The RFU's medical services director Dr Simon Kemp told Sky Sports News: "Based on our experience with Harlequins and the mouthguards, there was a very high interest from players and the coaching staff just to understand what their training intensity meant for them.
"They were very used to understanding running loads, GPS data and acceleration and deceleration loads. What the mouthguards give them is an idea on the impact and the head accelerations.
"Both clubs reported very positively about the use of this in the club setting, aside of the research value."
RPA chief executive Damien Hopley is convinced the sport remains at the sharp end of concussion research and safety but admitted there was likely to be concern from some of his constituents into the results of a study from Imperial College which showed a fifth of elite players showed signs of abnormalities to the brain's white matter.
The Drake Rugby Biomarker Study, which involved the RFU, investigated 44 elite players between July 2017 and September 2019 and results of second scans on almost half of those, taken a year after the first, revealed 23 per cent showed abnormalities to their brain cells.
Hopley said: "Obviously this sets the hares running.

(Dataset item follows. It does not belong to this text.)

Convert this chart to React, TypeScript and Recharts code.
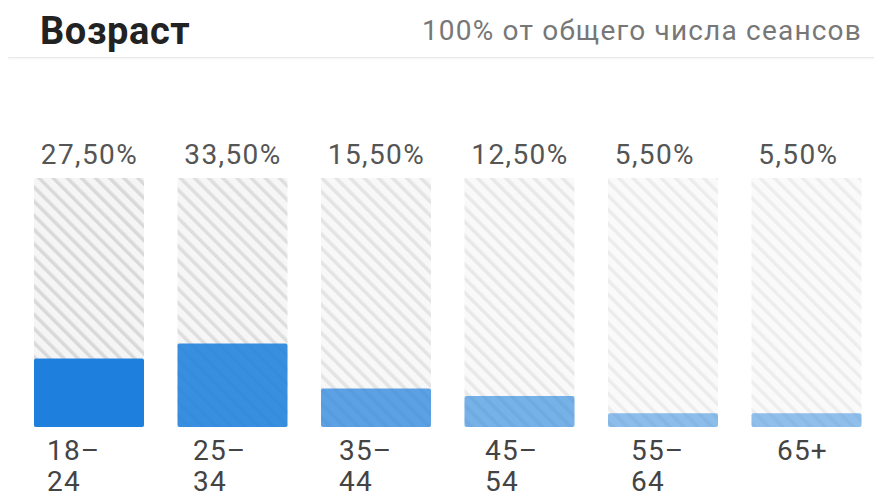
import { BarChart, Bar, XAxis, YAxis, Cell } from 'recharts';

// Age groups and their share of sessions (%)
const AGE_GROUPS = ['18–24', '25–34', '35–44', '45–54', '55–64', '65+'];
const SESSION_SHARE = [27.5, 33.5, 15.5, 12.5, 5.5, 5.5];

// Bars fade out towards the older groups
const BAR_OPACITY = [1, 0.88, 0.72, 0.6, 0.5, 0.48];
const BLUE = '#1E80DC';
const FONT = 'Roboto, "Noto Sans", sans-serif';

const formatPct = (v: number) => `${v.toFixed(2).replace('.', ',')}%`;

const data = AGE_GROUPS.map((age, i) => ({
    age,
    share: SESSION_SHARE[i],
    pct: formatPct(SESSION_SHARE[i]),
}));

const PctTick = ({ x, y, payload }: any) => (
    <text
        x={x - 48}
        y={y}
        dy={-14}
        fill="#555"
        fontSize={28}
        fontFamily={FONT}
        letterSpacing={1.4}
    >
        {payload.value}
    </text>
);

// "18–24" is wrapped after the dash, like in the original widget
const AgeTick = ({ x, y, payload }: any) => {
    const label: string = payload.value;
    const parts = label.includes('–') ? [label.split('–')[0] + '–', label.split('–')[1]] : [label];
    return (
        <text x={x - 31} y={y} fill="#444" fontSize={28} fontFamily={FONT} letterSpacing={1.2}>
            {parts.map((p, i) => (
                <tspan key={i} x={x - 31} dy={i === 0 ? 33 : 31}>
                    {p}
                </tspan>
            ))}
        </text>
    );
};

export default function App() {
    return (
        <div
            style={{
                position: 'fixed',
                left: 0,
                top: 0,
                width: 874,
                height: 493,
                overflow: 'hidden',
                background: '#fff',
                fontFamily: FONT,
            }}
        >
            <div
                style={{
                    position: 'absolute',
                    left: 40,
                    top: 12,
                    fontSize: 38,
                    lineHeight: '38px',
                    fontWeight: 700,
                    color: '#222',
                    letterSpacing: 0.6,
                }}
            >
                Возраст
            </div>
            <div
                style={{
                    position: 'absolute',
                    right: 12,
                    top: 16,
                    fontSize: 28,
                    lineHeight: '30px',
                    color: '#777',
                    letterSpacing: 1.2,
                }}
            >
                100% от общего числа сеансов
            </div>
            <div
                style={{
                    position: 'absolute',
                    left: 8,
                    right: 0,
                    top: 57,
                    height: 1,
                    background: '#e8e8e8',
                    boxShadow: '0 1px 2px rgba(0,0,0,0.06)',
                }}
            />
            <div style={{ position: 'absolute', left: 0, top: 0 }}>
                <BarChart
                    width={890}
                    height={520}
                    data={data}
                    margin={{ top: 120, right: 9, bottom: 27, left: 5 }}
                    barSize={110}
                >
                    <defs>
                        <pattern
                            id="hatch"
                            width="10"
                            height="10"
                            patternUnits="userSpaceOnUse"
                            patternTransform="rotate(-45)"
                        >
                            <rect width="10" height="10" fill="#f5f5f5" />
                            <line x1="0" y1="0" x2="0" y2="10" stroke="#d9d9d9" strokeWidth="7" />
                        </pattern>
                    </defs>
                    <XAxis
                        xAxisId="pct"
                        dataKey="pct"
                        orientation="top"
                        height={58}
                        padding={{ left: 12, right: 3 }}
                        axisLine={false}
                        tickLine={false}
                        tickSize={0}
                        tickMargin={0}
                        interval={0}
                        tick={<PctTick />}
                    />
                    <XAxis xAxisId="bars" dataKey="age" hide height={0} padding={{ left: 12, right: 3 }} />
                    <XAxis
                        xAxisId="labels"
                        dataKey="age"
                        height={66}
                        axisLine={false}
                        tickLine={false}
                        tickSize={0}
                        tickMargin={0}
                        interval={0}
                        tick={<AgeTick />}
                    />
                    <YAxis hide domain={[0, 100]} />
                    <Bar
                        xAxisId="bars"
                        dataKey="share"
                        radius={2}
                        background={{ fill: 'url(#hatch)' }}
                        isAnimationActive={false}
                    >
                        {data.map((d, i) => (
                            <Cell key={d.age} fill={BLUE} fillOpacity={BAR_OPACITY[i]} />
                        ))}
                    </Bar>
                </BarChart>
            </div>
        </div>
    );
}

Clearly it's going to be a headline that will scare certain players but we have to take it in the round of what's currently happening, make sure we are looking at all of the available research and making informed answers on the back of it.
Hopley also believes current players would be in favour of a reduction of full contact work done in training.
He added: "Based on conversations we've had, I think player would welcome that. It's about how we manage that, how we do that appropriately, marrying the medical data we've talked about.
"Trying to give certainty on what is contact, clarification and regulation around that is an important step forward."